My first aquaintance with Bonnie Raitt came from her contribution to the 1978 “No Nukes Concert,” a John Prine song called “Angel from Montgomery.” Since then, my appreciation of her soulful singing, mean bottleneck, flaming red hair and sincere commitment to giving back to the world have only deepened.

Bonnie was born on November 8, 1949, the daughter of Broadway star John and accomplished pianist Marjorie Raitt. She grew up in Los Angeles, and received her first guitar (a Stella) at age 8, a Christmas gift. Her career began after dropping out of Radcliffe in the late 1960’s. She played acoustic slide and sang the blues in coffeehouses and on college campuses around the country. By age 21, she landed a major-label deal. “No one was more surprised than I to get a record contract at 21,” she says. “Suddenly my hobby was my career.”

Bonnie had also joined a growing group of artists concerned about issues such as nuclear power, the war in central America, apartheid (the “Sun City” project), environmental protection, Native American, women’s and human rights.

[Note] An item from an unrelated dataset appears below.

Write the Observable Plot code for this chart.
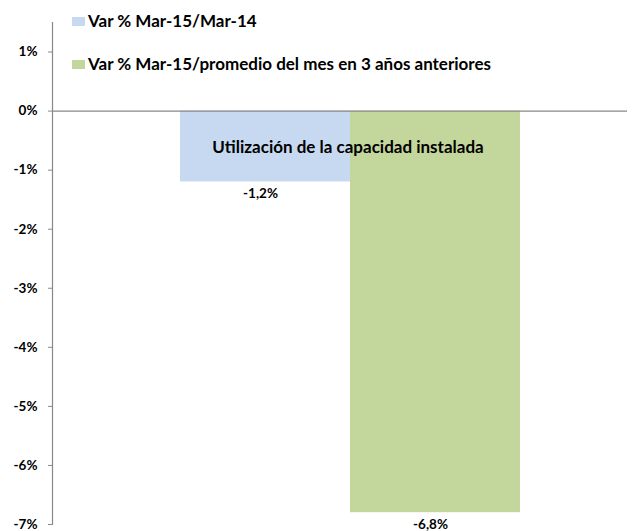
<!DOCTYPE html>
<html>
<head>
<meta charset="utf-8">
<script src="https://cdn.jsdelivr.net/npm/d3@7"></script>
<script src="https://cdn.jsdelivr.net/npm/@observablehq/plot@0.6"></script>
<style>
  html, body { margin: 0; padding: 0; background: #fff; }
  #wrap { position: relative; width: 636px; height: 531px; font-family: Lato, "Open Sans", sans-serif; }
  .leg { position: absolute; display: flex; align-items: center; font-weight: bold; font-size: 17px; color: #000; white-space: nowrap; line-height: 18px; }
  .sw { width: 13px; height: 9px; margin-right: 3px; }
</style>
</head>
<body>
<div id="wrap"></div>
<script>
const category = "Utilización de la capacidad instalada";
const series = ["Var % Mar-15/Mar-14", "Var % Mar-15/promedio del mes en 3 años anteriores"];
const values = [-1.2, -6.8];
const colors = ["#c6d9f1", "#c3d69b"];
const yTicks = [1, 0, -1, -2, -3, -4, -5, -6, -7];

const data = series.map((s, i) => ({series: s, value: values[i]}));
const fmt = v => v.toFixed(1).replace(".", ",") + "%";

const chart = Plot.plot({
  width: 636,
  height: 531,
  marginLeft: 52,
  marginRight: 9,
  marginTop: 22,
  marginBottom: 7,
  style: {fontFamily: "Lato, 'Open Sans', sans-serif", background: "#fff"},
  x: {type: "band", domain: series, range: [180, 520], padding: 0, axis: null},
  y: {domain: [-7, 1.5], axis: null},
  color: {domain: series, range: colors},
  marks: [
    Plot.barY(data, {x: "series", y: "value", fill: "series"}),
    Plot.ruleY([0], {stroke: "#888", strokeWidth: 1.2}),
    Plot.frame({anchor: "left", stroke: "#888", strokeWidth: 1.2}),
    Plot.axisY({ticks: yTicks, tickFormat: d => d + "%", tickSize: 4, tickPadding: 11, stroke: "#888",
      fill: "#000", fontWeight: "bold", fontSize: 13.5, label: null}),
    Plot.text([category], {frameAnchor: "top", dx: 8, dy: 118, fontWeight: "bold", fontSize: 17, fill: "#000"}),
    Plot.text(data, {x: "series", y: "value", text: d => fmt(d.value), dx: -5, dy: 12, fontWeight: "bold", fontSize: 13.5, fill: "#000"})
  ]
});

const wrap = document.getElementById("wrap");
wrap.appendChild(chart);
const legTops = [12, 55];
series.forEach((s, i) => {
  const d = document.createElement("div");
  d.className = "leg";
  d.style.left = "72px";
  d.style.top = legTops[i] + "px";
  d.innerHTML = `<span class="sw" style="background:${colors[i]}"></span><span>${s}</span>`;
  wrap.appendChild(d);
});
</script>
</body>
</html>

Though always a critical success, she remained largely unknown to mainstream audiences. By 1988, she had no record label, no band, and was seriously contemplating going back to the acoustic circuit. But a series of of lucky breaks that year brought a new contract with Capitol Records and an alliance with producer Don Was for Bonnie’s breakthrough album, the hugely successful “Nick of Time.” As well as being a financial success, the album garnered four Grammy Awards, including Best Album. “It was like winning the lottery,” she said.

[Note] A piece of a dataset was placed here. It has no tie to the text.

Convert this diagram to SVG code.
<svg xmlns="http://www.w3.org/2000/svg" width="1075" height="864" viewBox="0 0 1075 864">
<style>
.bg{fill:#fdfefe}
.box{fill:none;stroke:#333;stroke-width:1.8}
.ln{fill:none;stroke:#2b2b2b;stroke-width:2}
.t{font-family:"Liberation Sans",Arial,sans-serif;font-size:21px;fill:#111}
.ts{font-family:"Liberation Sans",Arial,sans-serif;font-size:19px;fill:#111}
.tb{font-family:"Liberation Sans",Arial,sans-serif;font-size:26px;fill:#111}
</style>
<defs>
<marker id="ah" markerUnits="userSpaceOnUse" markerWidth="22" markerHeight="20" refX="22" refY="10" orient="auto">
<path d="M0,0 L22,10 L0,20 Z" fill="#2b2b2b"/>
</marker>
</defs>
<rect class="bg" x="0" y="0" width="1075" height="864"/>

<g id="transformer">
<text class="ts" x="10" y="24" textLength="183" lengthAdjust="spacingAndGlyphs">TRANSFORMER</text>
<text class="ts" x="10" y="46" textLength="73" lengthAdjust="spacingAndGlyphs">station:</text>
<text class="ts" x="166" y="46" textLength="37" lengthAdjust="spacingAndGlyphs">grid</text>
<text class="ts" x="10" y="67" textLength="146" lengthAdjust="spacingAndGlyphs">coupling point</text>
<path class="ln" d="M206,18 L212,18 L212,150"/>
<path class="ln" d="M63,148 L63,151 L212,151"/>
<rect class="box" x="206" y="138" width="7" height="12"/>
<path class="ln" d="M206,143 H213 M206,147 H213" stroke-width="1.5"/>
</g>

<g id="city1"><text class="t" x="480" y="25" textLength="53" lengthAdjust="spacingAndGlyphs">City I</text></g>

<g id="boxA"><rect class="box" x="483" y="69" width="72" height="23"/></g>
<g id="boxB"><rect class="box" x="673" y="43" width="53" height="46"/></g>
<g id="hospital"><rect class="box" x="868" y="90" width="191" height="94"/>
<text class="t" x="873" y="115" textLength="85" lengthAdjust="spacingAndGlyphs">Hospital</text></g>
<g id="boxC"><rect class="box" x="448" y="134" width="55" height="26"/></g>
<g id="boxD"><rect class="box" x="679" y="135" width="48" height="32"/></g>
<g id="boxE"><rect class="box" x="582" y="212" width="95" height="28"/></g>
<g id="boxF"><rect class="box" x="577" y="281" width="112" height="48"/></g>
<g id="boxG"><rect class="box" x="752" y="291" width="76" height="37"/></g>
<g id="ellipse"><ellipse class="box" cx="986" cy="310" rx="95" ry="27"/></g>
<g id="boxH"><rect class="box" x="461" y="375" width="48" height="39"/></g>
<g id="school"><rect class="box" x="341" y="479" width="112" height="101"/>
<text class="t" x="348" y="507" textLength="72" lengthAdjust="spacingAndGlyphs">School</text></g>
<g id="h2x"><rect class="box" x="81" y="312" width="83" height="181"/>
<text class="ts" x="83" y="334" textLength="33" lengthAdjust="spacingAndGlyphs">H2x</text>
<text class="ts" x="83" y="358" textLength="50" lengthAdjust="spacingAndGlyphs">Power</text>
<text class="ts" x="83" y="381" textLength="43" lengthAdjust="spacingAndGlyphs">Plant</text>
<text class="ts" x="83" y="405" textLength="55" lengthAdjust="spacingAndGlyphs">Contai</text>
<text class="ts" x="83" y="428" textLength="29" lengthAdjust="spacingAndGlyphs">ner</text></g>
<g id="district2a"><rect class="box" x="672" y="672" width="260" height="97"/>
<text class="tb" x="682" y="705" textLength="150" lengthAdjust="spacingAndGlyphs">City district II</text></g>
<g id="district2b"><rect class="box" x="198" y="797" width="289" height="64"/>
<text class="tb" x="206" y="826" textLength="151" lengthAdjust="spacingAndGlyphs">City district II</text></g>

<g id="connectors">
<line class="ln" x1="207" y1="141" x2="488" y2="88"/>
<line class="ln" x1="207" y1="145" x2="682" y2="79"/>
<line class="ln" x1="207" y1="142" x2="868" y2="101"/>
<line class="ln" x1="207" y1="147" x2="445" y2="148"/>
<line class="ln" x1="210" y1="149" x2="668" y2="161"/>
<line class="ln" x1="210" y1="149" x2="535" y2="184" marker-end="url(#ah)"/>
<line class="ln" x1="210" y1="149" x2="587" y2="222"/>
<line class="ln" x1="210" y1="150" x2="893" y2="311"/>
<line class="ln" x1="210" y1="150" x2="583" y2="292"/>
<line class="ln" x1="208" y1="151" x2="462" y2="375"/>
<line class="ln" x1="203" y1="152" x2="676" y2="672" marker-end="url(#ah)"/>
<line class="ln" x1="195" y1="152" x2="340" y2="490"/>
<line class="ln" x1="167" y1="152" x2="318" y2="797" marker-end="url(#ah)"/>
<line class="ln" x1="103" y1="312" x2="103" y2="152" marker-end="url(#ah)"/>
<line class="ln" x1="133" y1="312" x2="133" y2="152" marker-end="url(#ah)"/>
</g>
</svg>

Over the years, Bonnie has also kept pace in her “day job” — fundraising, benefits and activism in service to the causes she holds dear. “For the last nine years, the Rhythm and Blues Foundation has been a labor of love,” she said of the organization she helped found to improve the financial condition, recognition and royalty rates of a whole generation of R&B pioneers to whom she feels we owe so much.

In 1995, she initiated the Bonnie Raitt Fender Guitar Project with Fender and the Boys and Girls Clubs of America to encourage inner city girls to learn to play guitar. Proceeds from the sales of her Signature Guitar help underwrite the effort.

Also active in promoting anti-nuke awareness, specifically the issue of dumping nuclear waste on Native American lands, she continues to do concerts to support those causes, as well as in support of protecting our ancient growth forests and a woman’s right to choose.